E’ il settore agroalimentare la ‘lepre’ dell’economia veneta: la filiera dei cibi ‘made in Veneto’ di qualità, dell’industria di trasformazione e commercializzazione e della ristorazione corre più forte dell’economia regionale. Il fatturato delle sue 44 mila imprese supera i 56 miliardi di euro e nel triennio 2013-2015 è cresciuto mediamente del 2,5 per cento, quasi un punto in più rispetto ai ritmi del Pil regionale. A scattare l’istantanea sul ‘core business’ dell’agroalimentare veneto è l’ultimo numero di Statistiche Flash, il focus mensile di approfondimento dell’Ufficio Statistica della Regione Veneto (http://www.regione.veneto.it/web/statistica). Restringendo l’obiettivo sulla filiera ‘ristretta’, cioè alle sole attività ‘industriali di trasformazione, commercializzazione e ristorazione, la crescita dell’agroalimentare veneto diventa addirittura un ‘galoppo’: più 6,1 per cento annuo. Le imprese venete agroalimentari, che in termini numerici valgono il 7,7 per cento del totale italiano, producono il 13,3 per cento del fatturato italiano di settore.
“Il settore ‘food’ in Veneto è uno dei pilastri della nostra economia – sottolinea l’assessore all’agricoltura Giuseppe Pan – non solo per la capacità di produrre alimenti di qualità certificata, con ben 91 eccellenze tra Dop (Denominazione di origine protetta), Igp (Indicazione geografica protetta) e Stg (Specialità tradizionale garantita), ma soprattutto per la sua componente industriale di lavorazione e di commercializzazione, di cui la ristorazione è un tassello fondamentale. La mera produzione agricola vale il 20 per cento del settore ‘food’, il resto è dato dal commercio alimentare (35%), dall’industria alimentare e delle bevande (22%) e dalla ristorazione (23%). Nell’anno dedicato al ‘cibo italiano’, il Veneto dimostra di essere uno dei leader nella buona tavola, nell’export e nella capacità di coniugare cibo, turismo e occupazione.

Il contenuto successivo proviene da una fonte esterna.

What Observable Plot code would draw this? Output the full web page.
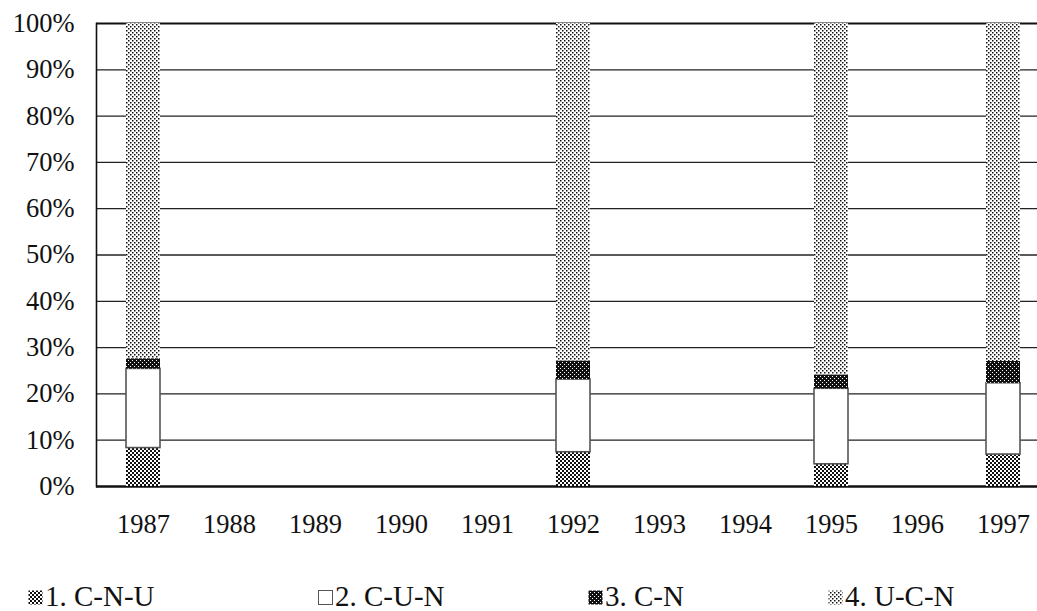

Il cibo è sempre più un prodotto culturale, un brand, un elemento di identità e di orgoglio e un motore di sviluppo economico da valorizzare in tutti i suoi aspetti: a scuola, nella formazione, nella pianificazione territoriale e negli investimenti infrastrutturali”.
La ‘lepre’ dell’industria agroalimentare veneta corre grazie alla fantasia e alla produttività dei suoi imprenditori e dei suoi addetti: nel 2015 il valore aggiunto per addetto nel settore è stato di 66 mila euro, quasi 10 mila euro in più rispetto al valore medio nazionale, posizionando il Veneto sul podio delle tre regioni con il maggior valore aggiunto per addetto, alle spalle di Lombardia ed Emilia Romagna. Dal 2008 al 2015 il valore aggiunto per addetto nell’industria agroalimentare veneta è cresciuto di circa 20 mila euro. “Un dato da sottolineare con evidenza – commenta Pan – perché valorizza la laboriosità dei veneti, ma anche le politiche a sostegno sull’innovazione e della competitività del settore e degli investimenti strutturali nell’agroindustria, nell’agriturismo e nei settori a più alto valore aggiunto, come il vino. Investimenti resi possibili grazie anche alla leva dei fondi del Programma di sviluppo rurale”.